Multipod Bi(Cu 2-x S) n Nanocrystals formed by Dynamic Cation-Ligand Complexation and Their Use as Anodes for Potassium-Ion Batteries.

We report the formation of an intermediate lamellar Cu-thiolate complex, and tuning its relative stability using alkylphosphonic acids are crucial to enabling controlled heteronucleation to form Bi(Cu 2- x S) n heterostructures with a tunable number of Cu 2- x S stems on a Bi core. The denticity of the phosphonic acid group, concentration, and chain length of alkylphosphonic acids are critical factors determining the stability of the Cu-thiolate complex.

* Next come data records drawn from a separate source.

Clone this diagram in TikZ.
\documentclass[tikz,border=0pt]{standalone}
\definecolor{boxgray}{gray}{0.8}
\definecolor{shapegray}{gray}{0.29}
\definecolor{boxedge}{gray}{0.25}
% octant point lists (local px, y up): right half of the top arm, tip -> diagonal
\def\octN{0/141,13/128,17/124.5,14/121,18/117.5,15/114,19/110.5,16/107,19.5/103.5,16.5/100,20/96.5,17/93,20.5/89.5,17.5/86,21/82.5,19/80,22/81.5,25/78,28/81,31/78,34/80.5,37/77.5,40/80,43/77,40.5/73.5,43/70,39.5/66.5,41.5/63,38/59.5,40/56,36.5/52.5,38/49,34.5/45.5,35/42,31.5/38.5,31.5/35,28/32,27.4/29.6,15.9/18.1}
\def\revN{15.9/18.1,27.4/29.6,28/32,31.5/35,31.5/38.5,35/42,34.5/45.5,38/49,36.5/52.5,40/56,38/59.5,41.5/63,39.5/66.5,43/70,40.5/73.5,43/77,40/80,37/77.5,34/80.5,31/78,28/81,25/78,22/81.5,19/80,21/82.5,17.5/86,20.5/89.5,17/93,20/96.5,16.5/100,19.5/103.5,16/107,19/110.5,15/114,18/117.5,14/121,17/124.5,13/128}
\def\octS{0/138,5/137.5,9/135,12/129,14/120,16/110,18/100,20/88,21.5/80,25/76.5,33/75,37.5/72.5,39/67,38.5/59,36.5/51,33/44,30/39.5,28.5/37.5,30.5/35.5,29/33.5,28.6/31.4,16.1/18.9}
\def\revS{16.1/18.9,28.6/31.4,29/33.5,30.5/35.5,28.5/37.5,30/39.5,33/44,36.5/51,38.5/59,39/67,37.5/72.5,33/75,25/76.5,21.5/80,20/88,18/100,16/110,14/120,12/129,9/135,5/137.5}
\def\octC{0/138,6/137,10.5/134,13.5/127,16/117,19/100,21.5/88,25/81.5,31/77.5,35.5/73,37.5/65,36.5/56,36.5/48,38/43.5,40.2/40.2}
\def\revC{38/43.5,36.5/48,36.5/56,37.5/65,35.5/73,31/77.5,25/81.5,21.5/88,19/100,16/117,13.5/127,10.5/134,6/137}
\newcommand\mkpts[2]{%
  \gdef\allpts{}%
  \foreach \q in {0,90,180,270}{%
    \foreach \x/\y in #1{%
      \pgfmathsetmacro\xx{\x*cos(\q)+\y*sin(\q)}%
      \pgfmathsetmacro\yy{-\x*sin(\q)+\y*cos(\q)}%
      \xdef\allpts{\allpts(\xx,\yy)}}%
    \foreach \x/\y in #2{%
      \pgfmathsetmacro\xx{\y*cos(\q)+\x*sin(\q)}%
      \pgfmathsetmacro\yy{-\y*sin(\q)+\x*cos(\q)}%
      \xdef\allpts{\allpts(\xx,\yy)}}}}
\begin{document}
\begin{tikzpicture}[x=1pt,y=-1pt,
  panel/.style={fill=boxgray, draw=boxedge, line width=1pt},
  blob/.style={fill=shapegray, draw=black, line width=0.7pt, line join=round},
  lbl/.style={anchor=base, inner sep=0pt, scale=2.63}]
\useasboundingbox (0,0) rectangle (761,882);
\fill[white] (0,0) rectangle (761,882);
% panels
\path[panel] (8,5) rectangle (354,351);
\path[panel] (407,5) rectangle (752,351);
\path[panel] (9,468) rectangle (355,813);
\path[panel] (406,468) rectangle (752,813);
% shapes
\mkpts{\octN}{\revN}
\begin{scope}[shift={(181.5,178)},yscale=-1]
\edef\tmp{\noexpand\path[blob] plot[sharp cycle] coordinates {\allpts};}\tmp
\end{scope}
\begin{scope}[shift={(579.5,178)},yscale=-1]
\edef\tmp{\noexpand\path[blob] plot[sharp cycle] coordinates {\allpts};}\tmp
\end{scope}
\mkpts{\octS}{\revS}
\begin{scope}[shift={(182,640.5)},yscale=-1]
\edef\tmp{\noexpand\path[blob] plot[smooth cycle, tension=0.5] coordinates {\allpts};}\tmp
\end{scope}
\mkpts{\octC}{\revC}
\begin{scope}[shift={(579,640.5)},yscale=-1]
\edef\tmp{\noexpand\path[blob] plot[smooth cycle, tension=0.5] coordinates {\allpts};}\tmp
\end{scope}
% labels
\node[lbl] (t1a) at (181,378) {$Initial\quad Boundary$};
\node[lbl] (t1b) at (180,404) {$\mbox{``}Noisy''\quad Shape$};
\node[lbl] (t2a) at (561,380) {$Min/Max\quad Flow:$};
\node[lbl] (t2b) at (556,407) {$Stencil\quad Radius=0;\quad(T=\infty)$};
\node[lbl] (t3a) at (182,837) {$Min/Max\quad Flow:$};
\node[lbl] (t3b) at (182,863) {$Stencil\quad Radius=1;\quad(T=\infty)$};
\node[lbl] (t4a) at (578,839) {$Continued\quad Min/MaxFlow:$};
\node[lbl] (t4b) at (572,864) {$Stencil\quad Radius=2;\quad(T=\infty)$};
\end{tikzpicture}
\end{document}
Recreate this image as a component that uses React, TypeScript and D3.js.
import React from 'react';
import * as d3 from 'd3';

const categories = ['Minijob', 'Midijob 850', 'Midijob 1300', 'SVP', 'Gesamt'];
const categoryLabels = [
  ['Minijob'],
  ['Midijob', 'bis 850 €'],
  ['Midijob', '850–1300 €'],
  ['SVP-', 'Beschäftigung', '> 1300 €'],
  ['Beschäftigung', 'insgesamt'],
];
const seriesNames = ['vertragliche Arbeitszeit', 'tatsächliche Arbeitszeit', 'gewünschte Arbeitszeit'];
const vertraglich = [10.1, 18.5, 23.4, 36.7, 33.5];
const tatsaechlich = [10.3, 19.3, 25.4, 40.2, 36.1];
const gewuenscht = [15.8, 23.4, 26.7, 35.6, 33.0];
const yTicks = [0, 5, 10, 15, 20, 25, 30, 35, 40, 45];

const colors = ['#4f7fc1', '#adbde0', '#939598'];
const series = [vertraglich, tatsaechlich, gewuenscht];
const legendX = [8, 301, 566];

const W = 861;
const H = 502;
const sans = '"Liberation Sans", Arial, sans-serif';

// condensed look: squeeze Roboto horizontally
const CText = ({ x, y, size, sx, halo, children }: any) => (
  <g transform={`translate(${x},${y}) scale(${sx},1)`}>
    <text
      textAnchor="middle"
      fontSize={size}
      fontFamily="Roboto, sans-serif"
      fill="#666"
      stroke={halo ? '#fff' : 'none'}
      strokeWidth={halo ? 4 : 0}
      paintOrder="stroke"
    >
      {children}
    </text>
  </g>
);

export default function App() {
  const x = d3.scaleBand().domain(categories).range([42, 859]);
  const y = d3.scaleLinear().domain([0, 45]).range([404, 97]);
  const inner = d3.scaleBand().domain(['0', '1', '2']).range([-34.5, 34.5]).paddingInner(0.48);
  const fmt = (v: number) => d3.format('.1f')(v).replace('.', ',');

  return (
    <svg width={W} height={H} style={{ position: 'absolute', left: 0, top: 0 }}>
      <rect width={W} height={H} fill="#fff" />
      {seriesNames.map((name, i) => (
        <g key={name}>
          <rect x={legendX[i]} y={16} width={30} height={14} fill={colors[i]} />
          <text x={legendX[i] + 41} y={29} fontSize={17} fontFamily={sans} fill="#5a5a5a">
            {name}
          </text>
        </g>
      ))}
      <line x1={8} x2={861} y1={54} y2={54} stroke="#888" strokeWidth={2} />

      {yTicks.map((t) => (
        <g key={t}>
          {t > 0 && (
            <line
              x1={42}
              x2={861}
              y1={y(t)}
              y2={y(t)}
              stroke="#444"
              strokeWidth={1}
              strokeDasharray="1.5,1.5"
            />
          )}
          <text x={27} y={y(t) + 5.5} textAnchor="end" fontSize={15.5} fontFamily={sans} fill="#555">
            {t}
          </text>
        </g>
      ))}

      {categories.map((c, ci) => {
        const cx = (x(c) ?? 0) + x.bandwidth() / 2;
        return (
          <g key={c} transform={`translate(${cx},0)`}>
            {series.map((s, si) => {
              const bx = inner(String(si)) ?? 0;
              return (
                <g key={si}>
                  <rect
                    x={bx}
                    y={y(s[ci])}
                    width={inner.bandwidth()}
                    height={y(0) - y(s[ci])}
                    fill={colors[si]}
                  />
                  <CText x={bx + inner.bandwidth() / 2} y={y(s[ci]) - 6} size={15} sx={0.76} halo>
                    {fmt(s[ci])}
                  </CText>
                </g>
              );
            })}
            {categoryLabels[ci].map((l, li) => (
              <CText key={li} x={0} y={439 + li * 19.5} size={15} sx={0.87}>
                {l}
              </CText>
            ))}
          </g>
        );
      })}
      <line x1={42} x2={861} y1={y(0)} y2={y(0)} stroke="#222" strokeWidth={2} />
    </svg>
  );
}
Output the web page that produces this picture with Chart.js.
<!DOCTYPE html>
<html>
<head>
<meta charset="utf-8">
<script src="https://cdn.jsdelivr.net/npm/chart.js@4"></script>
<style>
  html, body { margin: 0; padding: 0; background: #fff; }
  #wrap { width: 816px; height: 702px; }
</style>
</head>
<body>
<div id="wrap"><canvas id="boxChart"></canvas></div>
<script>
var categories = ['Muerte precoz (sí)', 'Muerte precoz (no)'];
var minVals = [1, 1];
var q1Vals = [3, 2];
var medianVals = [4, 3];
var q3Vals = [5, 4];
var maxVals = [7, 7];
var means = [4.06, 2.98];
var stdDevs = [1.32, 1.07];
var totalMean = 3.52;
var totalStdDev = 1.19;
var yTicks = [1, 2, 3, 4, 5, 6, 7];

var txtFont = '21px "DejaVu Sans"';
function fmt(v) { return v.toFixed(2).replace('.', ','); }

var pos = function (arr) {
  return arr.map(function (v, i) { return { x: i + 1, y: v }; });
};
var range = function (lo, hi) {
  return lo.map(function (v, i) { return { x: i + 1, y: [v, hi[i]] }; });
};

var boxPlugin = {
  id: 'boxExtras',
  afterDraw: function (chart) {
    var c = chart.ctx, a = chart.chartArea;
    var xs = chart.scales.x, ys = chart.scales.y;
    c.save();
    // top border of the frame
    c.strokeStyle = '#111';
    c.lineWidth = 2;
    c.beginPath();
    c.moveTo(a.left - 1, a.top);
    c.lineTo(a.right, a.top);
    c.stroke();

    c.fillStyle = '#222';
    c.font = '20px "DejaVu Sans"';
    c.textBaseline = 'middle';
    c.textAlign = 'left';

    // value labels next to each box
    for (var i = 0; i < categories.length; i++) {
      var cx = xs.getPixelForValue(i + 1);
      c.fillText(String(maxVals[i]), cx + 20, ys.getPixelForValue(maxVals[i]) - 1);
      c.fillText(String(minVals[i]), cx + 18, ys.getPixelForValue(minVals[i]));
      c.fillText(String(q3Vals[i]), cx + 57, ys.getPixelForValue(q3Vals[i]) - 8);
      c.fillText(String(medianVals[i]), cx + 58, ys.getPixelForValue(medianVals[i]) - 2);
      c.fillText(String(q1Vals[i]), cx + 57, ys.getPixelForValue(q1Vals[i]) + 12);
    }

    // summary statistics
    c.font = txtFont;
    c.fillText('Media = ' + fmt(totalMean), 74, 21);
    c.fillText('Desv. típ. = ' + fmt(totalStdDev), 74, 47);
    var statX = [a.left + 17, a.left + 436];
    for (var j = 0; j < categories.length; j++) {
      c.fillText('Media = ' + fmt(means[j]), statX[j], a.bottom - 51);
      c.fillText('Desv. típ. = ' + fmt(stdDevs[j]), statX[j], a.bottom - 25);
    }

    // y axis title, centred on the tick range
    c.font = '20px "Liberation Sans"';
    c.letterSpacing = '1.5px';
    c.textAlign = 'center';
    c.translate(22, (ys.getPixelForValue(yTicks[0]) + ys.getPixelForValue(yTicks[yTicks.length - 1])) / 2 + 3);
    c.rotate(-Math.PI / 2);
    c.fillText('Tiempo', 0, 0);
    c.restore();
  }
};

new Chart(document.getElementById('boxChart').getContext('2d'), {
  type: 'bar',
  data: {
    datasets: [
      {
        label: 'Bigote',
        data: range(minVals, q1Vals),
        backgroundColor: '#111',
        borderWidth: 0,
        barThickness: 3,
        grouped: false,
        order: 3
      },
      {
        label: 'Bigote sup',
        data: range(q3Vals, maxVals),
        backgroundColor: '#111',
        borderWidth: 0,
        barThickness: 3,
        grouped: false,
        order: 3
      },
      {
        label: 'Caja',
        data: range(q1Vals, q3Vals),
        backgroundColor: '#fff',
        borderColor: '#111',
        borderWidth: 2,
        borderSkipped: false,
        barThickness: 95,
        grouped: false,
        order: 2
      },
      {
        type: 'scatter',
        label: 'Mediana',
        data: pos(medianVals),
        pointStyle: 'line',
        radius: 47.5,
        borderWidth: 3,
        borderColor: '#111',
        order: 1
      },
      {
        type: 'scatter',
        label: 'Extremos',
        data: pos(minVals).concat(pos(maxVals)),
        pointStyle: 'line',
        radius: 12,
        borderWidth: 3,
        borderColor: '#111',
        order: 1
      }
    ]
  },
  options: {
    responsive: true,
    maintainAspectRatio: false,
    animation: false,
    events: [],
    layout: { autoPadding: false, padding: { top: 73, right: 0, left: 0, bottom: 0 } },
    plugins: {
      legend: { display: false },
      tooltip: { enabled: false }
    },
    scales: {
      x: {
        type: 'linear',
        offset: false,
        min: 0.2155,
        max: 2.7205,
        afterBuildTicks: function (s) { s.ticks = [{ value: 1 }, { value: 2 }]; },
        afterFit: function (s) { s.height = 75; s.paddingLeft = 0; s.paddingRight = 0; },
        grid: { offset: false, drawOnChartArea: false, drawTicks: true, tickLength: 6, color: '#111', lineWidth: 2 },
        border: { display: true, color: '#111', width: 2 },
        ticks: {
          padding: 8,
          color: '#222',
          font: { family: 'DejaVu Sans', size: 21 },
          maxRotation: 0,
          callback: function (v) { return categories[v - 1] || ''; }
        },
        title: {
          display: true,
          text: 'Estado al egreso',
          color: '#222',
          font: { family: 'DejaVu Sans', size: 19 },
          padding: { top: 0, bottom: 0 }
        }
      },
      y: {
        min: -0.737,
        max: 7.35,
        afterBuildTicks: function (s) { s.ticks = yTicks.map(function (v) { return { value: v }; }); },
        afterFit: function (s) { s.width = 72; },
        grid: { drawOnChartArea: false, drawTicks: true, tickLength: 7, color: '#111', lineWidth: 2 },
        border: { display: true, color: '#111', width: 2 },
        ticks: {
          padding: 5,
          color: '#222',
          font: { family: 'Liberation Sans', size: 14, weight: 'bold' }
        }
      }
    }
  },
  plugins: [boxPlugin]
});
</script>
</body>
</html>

Increasing the stability of the Cu-thiolate results in single Cu 2- x S stem formation, and decreased stability of the Cu-thiolate complex increases the degree of heteronucleation to form multiple Cu 2- x S stems on the Bi core. Spatially separated multiple Cu 2- x S stems transform into a support network to hold a fragmented Bi core when used as an anode in a K-ion battery, leading to a more stable cycling performance showing a specific capacity of ∼170 mAh·g -1 after 200 cycles compared to ∼111 mAh·g -1 for Bi-Cu 2- x S single-stem heterostructures.